**GIVEN RECORDS**
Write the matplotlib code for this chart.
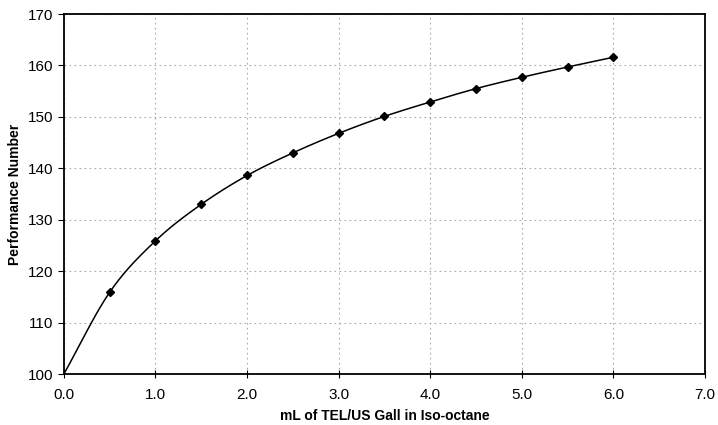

==

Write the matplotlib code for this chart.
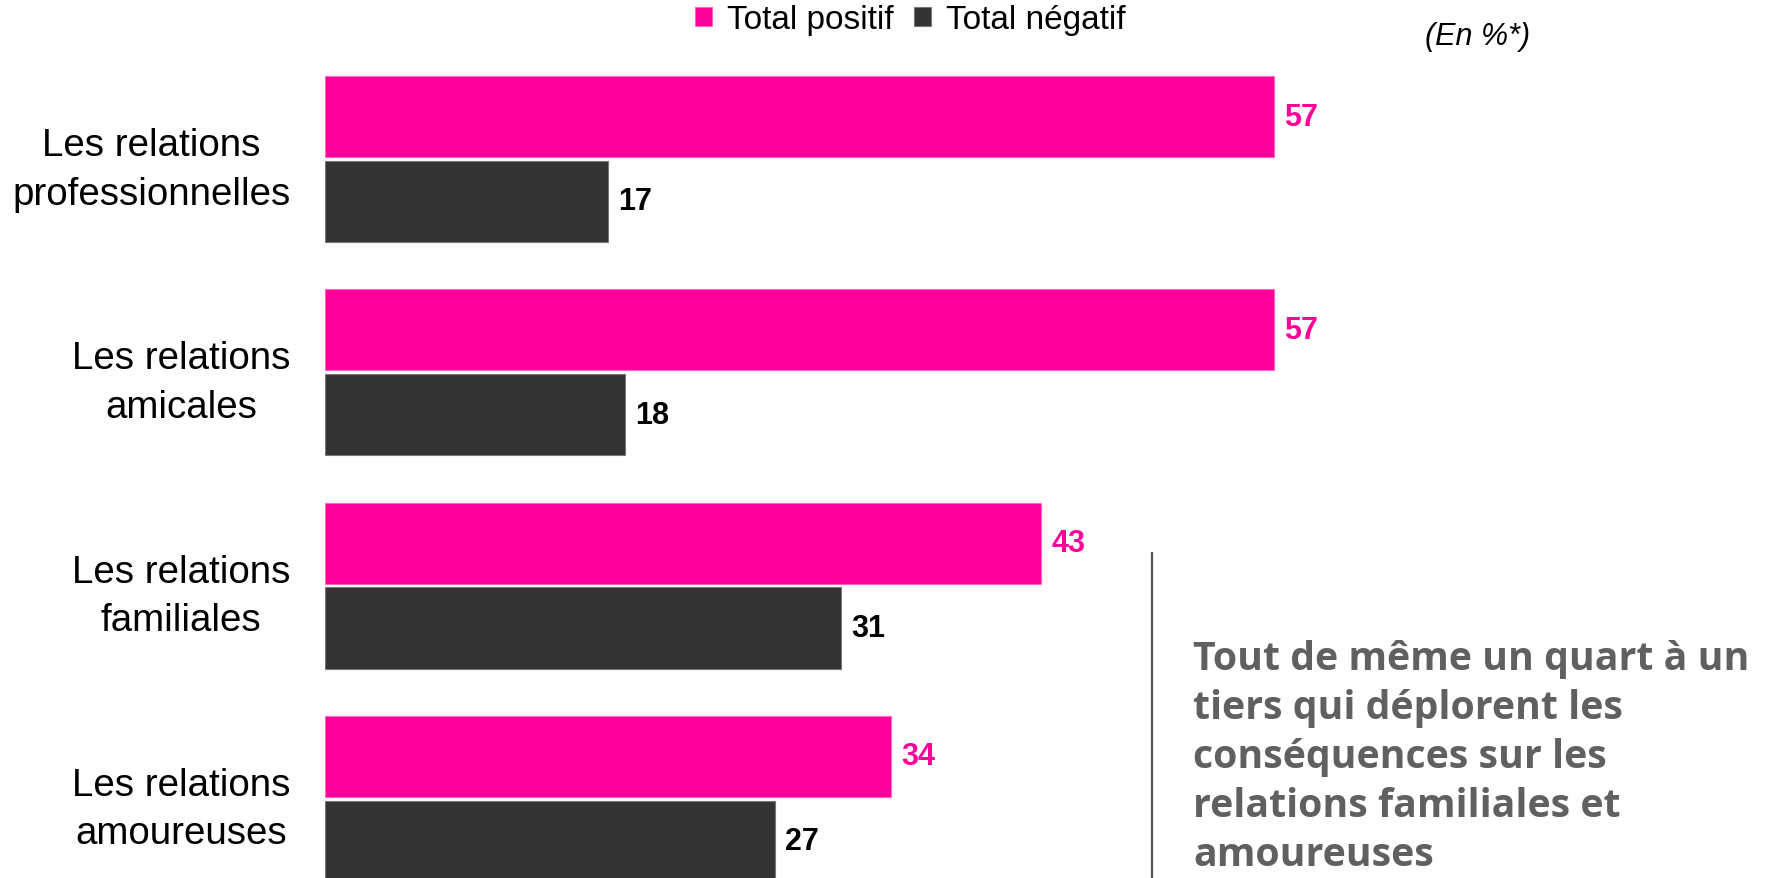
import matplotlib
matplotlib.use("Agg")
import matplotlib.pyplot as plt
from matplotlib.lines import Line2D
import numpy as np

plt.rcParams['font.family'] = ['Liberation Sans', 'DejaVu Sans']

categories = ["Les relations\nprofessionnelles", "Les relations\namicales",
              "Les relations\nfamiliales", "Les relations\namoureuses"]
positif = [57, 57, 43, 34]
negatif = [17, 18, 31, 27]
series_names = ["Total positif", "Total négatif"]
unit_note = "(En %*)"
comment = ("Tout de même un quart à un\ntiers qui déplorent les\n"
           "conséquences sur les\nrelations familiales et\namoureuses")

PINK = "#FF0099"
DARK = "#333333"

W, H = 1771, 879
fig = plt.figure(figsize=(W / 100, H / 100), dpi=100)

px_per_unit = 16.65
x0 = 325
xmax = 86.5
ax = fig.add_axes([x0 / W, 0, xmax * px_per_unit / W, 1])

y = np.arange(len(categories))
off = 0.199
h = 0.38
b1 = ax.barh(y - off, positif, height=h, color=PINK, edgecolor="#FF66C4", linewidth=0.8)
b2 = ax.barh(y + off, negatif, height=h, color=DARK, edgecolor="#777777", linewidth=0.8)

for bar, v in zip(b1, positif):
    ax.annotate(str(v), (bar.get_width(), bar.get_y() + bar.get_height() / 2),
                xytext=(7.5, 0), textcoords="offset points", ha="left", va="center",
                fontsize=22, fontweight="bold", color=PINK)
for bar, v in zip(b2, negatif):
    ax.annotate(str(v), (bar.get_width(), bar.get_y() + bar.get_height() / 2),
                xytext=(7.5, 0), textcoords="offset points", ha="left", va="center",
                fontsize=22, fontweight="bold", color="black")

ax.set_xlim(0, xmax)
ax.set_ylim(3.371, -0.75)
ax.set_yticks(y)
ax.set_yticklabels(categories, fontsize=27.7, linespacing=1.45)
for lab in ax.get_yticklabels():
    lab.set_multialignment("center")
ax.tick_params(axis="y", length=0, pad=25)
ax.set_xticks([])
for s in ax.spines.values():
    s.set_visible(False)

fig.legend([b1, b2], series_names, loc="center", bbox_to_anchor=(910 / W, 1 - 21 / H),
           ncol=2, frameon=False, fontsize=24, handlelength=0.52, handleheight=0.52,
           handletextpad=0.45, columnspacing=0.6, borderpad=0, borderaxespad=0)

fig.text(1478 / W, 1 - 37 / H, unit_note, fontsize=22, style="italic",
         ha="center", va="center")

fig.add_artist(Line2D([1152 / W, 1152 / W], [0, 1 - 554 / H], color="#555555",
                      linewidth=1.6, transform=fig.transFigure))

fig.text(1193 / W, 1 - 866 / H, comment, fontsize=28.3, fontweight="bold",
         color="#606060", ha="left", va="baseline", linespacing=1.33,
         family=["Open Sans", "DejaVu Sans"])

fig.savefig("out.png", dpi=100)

**EXERCISE AIM**
What is the number of lines in the listing that include the word "matplotlib"? Give that number and nothing else.

**THE ANSWER**
6